Robert (gurdonark) wrote,
Robert
gurdonark

ballad of a chill foregone


Texas Tree in Autumn, originally uploaded by gurdonark.

When we awoke, the rain had come. It gave the suburban street on which we live a post-weather sheen. Then the sun came out, in a partly cloudy sky. Then the weather warmed.

Our giant winter storm-on-the-way turned from snow-white danger-tiger to shelter-rescue-adoption-ready-kitten-with-baby-blue-eyes, as I marveled, not for the first time, that I live in north Texas, where we have four seasons during many weeks each December.

I completed my remix "Moodle", a kind of glorified novelty song of triumphant and epic scale, or at least as epic as one can be in 2 minutes and 48 seconds, that my friends at that site, ever too kind to my work, have given favorable ratings.

I attended Weight Watchers this afternoon. I continue to hover four pounds above the goal weight I achieved in the Summer. I love the ebb and flow of Weight Watchers, like a winter storm. Attendance is always low in the interval between Thanksgiving and Christmas.

The first meeting after New Year's, by contrast, resembles at tent revival led by a woman evangelist with the kind of zing possessed by Melissa Scott, the widow of Dr. Gene Scott, who eschews his "play the damn music until they donate" form of fund-raising to instead embark on incomprehensible and yet charming long exegeses of things she believes need exeguessing. She's quite charming, really, which makes you wonder, but then you realize you're not sure just what it is you're wondering. As for me and my family, I will not donate to television evangelists, but instead continue to donate 12 dollars each week to Weight Watchers until I lose 2 pounds and get back to my free lifetime rate.
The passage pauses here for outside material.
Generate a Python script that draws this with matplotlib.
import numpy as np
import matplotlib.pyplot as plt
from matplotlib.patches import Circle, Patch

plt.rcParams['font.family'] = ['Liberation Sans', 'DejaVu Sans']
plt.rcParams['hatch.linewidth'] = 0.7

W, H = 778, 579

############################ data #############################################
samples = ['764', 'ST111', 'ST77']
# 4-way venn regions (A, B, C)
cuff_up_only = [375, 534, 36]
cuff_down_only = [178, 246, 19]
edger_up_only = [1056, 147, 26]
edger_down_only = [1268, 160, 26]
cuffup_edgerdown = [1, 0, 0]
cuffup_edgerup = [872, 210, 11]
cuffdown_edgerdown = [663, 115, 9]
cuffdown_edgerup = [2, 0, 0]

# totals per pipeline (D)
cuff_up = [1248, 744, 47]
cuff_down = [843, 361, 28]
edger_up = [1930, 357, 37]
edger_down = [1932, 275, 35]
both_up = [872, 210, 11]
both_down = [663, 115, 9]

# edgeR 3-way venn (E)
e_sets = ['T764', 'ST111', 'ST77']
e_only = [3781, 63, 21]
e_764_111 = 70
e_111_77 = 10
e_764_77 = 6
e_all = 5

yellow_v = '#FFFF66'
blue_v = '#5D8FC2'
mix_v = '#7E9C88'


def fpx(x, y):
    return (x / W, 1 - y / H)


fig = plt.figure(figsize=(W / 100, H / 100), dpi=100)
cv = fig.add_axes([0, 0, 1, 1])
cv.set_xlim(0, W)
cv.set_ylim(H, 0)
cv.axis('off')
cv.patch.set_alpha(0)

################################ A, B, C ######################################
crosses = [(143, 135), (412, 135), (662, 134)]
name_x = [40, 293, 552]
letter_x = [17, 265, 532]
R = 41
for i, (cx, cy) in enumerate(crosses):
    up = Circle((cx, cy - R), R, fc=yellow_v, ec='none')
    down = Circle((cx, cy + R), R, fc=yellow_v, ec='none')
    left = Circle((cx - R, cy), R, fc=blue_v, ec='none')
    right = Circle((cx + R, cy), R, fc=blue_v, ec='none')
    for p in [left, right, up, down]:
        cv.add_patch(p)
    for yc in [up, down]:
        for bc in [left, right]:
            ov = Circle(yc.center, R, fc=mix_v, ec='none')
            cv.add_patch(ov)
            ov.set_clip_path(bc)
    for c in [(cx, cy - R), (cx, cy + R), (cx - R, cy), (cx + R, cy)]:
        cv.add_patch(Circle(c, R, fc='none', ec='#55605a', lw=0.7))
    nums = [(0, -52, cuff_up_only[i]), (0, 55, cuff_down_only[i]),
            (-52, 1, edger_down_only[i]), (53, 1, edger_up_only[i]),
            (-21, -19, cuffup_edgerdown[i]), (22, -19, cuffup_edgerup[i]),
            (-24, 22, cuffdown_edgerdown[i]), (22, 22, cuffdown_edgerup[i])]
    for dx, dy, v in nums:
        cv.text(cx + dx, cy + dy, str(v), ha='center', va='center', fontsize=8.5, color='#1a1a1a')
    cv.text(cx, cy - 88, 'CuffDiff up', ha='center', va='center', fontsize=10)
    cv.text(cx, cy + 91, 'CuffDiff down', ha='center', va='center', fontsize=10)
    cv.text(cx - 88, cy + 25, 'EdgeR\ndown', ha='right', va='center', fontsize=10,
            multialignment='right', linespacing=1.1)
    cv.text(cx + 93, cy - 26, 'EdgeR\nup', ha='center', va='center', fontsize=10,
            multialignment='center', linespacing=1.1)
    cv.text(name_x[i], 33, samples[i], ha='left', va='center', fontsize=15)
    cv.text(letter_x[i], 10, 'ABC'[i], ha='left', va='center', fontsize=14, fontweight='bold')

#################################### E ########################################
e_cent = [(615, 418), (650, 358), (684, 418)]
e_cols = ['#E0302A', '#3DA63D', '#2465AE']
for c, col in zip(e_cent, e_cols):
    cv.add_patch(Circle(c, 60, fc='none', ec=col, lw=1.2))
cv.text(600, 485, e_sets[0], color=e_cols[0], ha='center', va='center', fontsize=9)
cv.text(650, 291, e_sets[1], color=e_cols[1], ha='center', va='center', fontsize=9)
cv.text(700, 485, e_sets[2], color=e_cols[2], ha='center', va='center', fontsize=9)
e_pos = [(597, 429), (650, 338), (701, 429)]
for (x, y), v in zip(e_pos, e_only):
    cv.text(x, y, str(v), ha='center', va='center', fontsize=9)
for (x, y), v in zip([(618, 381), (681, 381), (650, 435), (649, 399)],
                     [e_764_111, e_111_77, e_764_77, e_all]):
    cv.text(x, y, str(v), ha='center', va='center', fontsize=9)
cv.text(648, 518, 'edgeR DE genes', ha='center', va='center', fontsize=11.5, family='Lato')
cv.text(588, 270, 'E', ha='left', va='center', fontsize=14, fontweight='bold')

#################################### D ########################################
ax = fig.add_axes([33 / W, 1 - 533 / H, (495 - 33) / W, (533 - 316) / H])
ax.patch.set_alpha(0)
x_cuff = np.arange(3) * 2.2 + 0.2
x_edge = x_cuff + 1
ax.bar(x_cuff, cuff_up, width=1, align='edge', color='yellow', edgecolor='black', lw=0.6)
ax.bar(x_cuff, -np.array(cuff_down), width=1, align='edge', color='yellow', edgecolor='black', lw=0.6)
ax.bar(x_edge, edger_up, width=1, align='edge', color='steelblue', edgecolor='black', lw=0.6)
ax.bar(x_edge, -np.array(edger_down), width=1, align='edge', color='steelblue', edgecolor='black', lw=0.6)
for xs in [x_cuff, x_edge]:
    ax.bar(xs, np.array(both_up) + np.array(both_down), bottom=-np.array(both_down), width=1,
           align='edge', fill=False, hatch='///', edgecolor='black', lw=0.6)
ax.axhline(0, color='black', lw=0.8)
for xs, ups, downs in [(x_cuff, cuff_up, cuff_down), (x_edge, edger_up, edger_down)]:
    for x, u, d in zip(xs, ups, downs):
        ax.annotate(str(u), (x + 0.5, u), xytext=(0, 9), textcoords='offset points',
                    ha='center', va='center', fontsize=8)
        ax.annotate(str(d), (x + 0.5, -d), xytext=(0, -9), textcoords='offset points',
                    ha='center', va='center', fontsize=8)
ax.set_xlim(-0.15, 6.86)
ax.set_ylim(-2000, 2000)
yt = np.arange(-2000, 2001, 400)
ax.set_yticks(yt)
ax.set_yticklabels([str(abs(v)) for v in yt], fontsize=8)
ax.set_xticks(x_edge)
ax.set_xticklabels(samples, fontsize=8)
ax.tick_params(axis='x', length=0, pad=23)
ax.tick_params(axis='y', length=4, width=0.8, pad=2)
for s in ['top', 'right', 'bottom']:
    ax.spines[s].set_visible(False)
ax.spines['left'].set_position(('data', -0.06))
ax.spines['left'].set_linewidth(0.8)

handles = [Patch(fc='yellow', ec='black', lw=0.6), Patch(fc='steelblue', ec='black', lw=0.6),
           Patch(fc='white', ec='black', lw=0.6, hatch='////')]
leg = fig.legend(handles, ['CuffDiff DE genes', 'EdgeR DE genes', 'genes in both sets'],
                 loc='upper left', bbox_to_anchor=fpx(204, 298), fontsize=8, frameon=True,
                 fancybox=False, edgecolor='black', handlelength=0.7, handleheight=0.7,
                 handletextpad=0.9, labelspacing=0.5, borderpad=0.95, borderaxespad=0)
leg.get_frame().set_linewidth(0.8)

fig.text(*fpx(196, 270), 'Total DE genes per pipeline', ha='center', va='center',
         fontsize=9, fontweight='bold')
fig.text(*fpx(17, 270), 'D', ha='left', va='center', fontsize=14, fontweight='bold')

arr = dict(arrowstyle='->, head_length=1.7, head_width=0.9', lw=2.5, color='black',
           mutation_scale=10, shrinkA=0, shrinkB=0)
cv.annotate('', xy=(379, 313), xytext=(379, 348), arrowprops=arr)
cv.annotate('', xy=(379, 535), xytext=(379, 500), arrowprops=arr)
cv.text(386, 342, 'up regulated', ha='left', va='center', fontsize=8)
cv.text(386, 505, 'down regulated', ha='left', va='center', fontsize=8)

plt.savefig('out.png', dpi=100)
After Weight Watchers, I drove to Arbor Hills Nature Preserve, and walked past Autumn-colored trees, holly berries, and a group of chickadees who found a warm December day a perfect opportunity to squabble over perch rights on a small tree.

One visitor was flying a beautiful huge kite in the shape of a windsock hoop, which made me look into my trunk to see if I had my customary cheap kite at hand. I certainly did, though I did wonder if I would be looked upon askance because my kite featured the Sesame Street character Elmo. After all, to have a kite based on Grover or Cookie Monster is a kind of red badge of conjunction junction courage, but Elmo is, after all, a character intended for toddlers too young to grasp the subtleties of Big Bird. In the event, the kite went aloft, crashed to earth, and provided great joy without incident.